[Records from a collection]
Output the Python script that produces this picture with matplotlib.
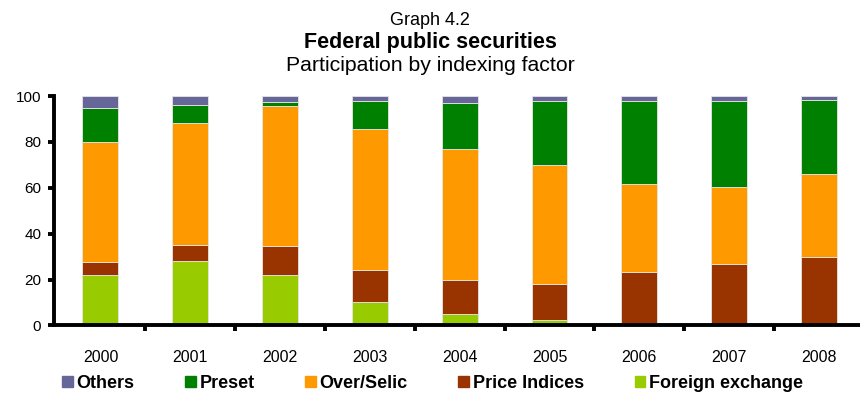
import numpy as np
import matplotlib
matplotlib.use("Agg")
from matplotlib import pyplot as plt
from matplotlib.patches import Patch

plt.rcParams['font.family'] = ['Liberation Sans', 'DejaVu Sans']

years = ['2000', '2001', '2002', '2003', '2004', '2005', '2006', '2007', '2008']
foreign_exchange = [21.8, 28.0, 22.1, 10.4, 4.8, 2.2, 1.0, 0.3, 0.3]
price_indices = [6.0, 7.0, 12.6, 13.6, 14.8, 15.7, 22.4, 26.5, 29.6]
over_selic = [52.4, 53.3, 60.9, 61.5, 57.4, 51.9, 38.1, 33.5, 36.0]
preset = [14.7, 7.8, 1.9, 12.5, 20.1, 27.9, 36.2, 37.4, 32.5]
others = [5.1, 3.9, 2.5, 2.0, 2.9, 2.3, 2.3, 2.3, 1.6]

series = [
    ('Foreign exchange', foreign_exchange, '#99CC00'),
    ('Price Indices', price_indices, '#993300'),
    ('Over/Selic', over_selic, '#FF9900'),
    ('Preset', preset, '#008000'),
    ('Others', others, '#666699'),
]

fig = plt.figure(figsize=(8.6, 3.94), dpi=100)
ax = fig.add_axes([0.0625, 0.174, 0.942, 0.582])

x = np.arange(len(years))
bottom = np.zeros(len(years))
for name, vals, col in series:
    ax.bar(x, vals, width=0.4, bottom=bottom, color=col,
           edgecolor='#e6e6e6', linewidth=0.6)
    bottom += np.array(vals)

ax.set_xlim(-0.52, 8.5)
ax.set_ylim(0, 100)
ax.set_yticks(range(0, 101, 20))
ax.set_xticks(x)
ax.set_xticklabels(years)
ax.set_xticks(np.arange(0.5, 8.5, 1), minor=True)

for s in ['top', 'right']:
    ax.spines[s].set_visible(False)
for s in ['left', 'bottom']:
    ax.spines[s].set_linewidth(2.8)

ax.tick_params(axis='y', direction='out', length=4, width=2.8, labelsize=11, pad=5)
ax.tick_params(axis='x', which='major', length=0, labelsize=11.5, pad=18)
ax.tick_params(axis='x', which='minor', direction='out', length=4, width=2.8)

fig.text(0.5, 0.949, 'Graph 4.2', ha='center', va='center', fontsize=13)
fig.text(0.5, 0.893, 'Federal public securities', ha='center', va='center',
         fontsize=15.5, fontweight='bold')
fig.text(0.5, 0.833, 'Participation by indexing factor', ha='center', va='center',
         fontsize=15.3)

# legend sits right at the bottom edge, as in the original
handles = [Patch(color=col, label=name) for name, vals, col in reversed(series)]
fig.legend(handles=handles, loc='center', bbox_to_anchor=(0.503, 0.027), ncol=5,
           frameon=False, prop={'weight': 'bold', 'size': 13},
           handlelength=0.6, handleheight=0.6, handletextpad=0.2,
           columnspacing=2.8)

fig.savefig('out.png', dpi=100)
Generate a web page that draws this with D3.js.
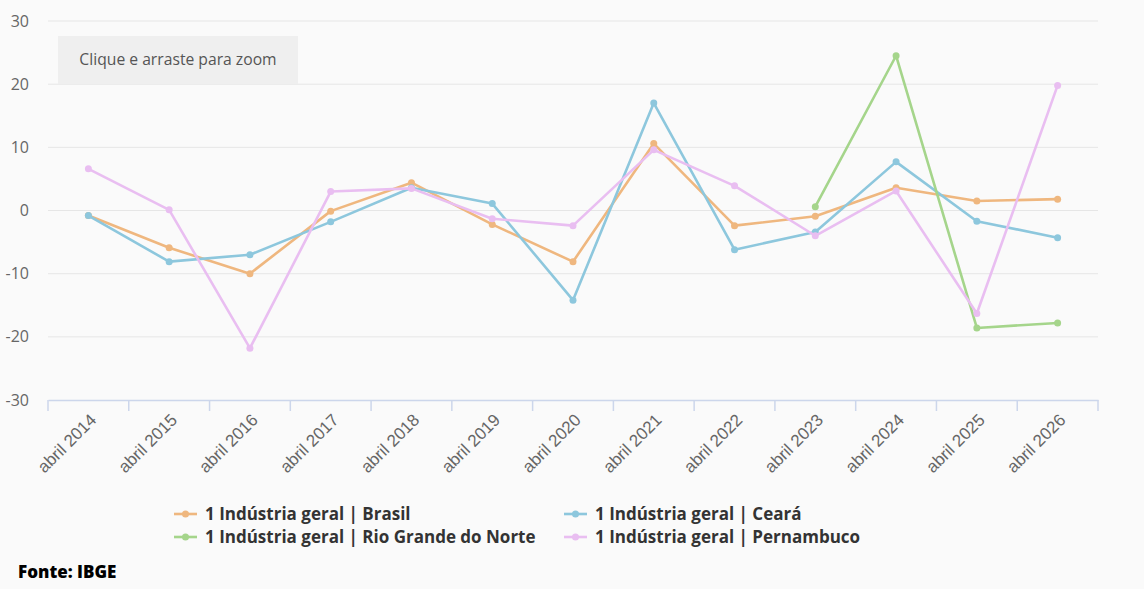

* [Stated goal] Restate the material word for word from its first line through the line containing "ax = fig.add_axes([0.0625, 0.174, 0.942, 0.582])", both included; the pictures do not belong in it.

* [Reply]
Output the Python script that produces this picture with matplotlib.
import numpy as np
import matplotlib
matplotlib.use("Agg")
from matplotlib import pyplot as plt
from matplotlib.patches import Patch

plt.rcParams['font.family'] = ['Liberation Sans', 'DejaVu Sans']

years = ['2000', '2001', '2002', '2003', '2004', '2005', '2006', '2007', '2008']
foreign_exchange = [21.8, 28.0, 22.1, 10.4, 4.8, 2.2, 1.0, 0.3, 0.3]
price_indices = [6.0, 7.0, 12.6, 13.6, 14.8, 15.7, 22.4, 26.5, 29.6]
over_selic = [52.4, 53.3, 60.9, 61.5, 57.4, 51.9, 38.1, 33.5, 36.0]
preset = [14.7, 7.8, 1.9, 12.5, 20.1, 27.9, 36.2, 37.4, 32.5]
others = [5.1, 3.9, 2.5, 2.0, 2.9, 2.3, 2.3, 2.3, 1.6]

series = [
    ('Foreign exchange', foreign_exchange, '#99CC00'),
    ('Price Indices', price_indices, '#993300'),
    ('Over/Selic', over_selic, '#FF9900'),
    ('Preset', preset, '#008000'),
    ('Others', others, '#666699'),
]

fig = plt.figure(figsize=(8.6, 3.94), dpi=100)
ax = fig.add_axes([0.0625, 0.174, 0.942, 0.582])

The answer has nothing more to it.